## [What is asked]
Skip the pictures, please, and write out exactly the lines from the opening of the data through the line containing "ax = fig.add_axes([0.132, 0.111, 0.5905, 0.860])".

## [Data shown]
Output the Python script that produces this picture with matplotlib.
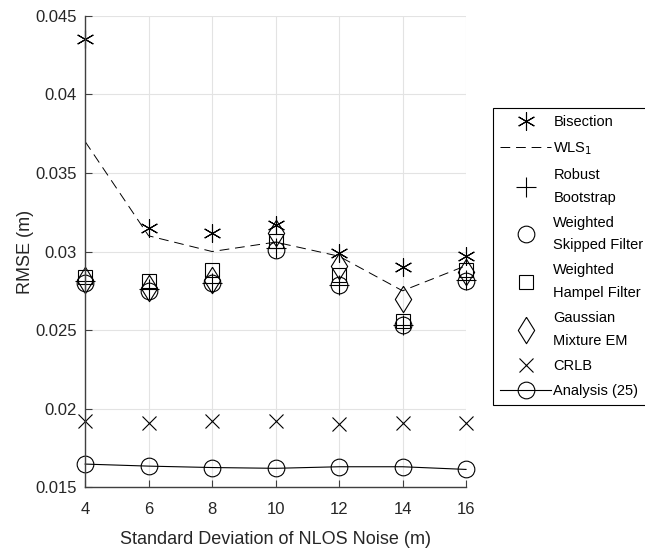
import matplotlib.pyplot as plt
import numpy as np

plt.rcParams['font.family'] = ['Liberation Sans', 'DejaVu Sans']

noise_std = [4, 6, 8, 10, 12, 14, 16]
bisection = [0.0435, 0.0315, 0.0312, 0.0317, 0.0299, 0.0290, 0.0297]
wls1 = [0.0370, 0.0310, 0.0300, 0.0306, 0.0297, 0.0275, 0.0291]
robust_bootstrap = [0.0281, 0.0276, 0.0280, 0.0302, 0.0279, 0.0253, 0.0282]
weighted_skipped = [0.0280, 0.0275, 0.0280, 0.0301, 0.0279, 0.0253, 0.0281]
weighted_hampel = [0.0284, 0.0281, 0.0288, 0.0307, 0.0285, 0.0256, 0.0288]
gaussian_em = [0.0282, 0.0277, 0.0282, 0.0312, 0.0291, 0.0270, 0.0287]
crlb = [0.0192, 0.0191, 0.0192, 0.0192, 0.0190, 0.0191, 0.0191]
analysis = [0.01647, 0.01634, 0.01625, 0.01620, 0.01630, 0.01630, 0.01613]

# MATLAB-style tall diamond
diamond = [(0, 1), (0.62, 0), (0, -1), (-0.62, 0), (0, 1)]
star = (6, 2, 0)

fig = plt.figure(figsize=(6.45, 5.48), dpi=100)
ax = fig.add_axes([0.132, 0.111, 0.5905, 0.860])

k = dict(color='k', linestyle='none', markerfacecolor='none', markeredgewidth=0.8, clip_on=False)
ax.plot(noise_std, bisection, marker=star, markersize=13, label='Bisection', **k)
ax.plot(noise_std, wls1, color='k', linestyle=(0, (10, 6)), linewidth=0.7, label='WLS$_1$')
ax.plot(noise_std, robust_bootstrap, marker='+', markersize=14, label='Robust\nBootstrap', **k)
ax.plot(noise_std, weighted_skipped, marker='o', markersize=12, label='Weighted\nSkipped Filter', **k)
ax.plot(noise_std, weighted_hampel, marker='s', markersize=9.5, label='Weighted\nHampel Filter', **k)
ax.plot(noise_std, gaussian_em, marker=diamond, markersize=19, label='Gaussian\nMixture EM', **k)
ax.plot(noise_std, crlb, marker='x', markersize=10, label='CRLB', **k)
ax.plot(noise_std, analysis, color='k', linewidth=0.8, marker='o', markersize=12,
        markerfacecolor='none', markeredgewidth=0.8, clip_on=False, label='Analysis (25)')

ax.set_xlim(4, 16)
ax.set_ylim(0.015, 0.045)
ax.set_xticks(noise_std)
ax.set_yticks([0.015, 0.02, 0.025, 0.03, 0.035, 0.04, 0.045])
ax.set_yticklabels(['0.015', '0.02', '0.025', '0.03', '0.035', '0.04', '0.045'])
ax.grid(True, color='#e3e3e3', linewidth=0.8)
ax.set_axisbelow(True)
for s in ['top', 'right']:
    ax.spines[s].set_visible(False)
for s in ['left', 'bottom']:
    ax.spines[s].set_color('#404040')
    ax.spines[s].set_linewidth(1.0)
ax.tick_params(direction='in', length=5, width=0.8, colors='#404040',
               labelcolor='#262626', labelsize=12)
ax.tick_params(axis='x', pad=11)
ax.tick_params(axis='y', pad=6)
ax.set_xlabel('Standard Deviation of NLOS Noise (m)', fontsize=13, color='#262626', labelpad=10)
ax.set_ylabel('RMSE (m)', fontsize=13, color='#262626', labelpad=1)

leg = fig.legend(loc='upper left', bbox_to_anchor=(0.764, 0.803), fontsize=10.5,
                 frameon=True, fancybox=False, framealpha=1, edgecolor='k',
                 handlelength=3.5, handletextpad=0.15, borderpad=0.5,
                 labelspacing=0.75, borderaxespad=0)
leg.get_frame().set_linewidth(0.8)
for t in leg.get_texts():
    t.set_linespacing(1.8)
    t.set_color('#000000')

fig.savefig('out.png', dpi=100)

## [Complete output]
Output the Python script that produces this picture with matplotlib.
import matplotlib.pyplot as plt
import numpy as np

plt.rcParams['font.family'] = ['Liberation Sans', 'DejaVu Sans']

noise_std = [4, 6, 8, 10, 12, 14, 16]
bisection = [0.0435, 0.0315, 0.0312, 0.0317, 0.0299, 0.0290, 0.0297]
wls1 = [0.0370, 0.0310, 0.0300, 0.0306, 0.0297, 0.0275, 0.0291]
robust_bootstrap = [0.0281, 0.0276, 0.0280, 0.0302, 0.0279, 0.0253, 0.0282]
weighted_skipped = [0.0280, 0.0275, 0.0280, 0.0301, 0.0279, 0.0253, 0.0281]
weighted_hampel = [0.0284, 0.0281, 0.0288, 0.0307, 0.0285, 0.0256, 0.0288]
gaussian_em = [0.0282, 0.0277, 0.0282, 0.0312, 0.0291, 0.0270, 0.0287]
crlb = [0.0192, 0.0191, 0.0192, 0.0192, 0.0190, 0.0191, 0.0191]
analysis = [0.01647, 0.01634, 0.01625, 0.01620, 0.01630, 0.01630, 0.01613]

# MATLAB-style tall diamond
diamond = [(0, 1), (0.62, 0), (0, -1), (-0.62, 0), (0, 1)]
star = (6, 2, 0)

fig = plt.figure(figsize=(6.45, 5.48), dpi=100)
ax = fig.add_axes([0.132, 0.111, 0.5905, 0.860])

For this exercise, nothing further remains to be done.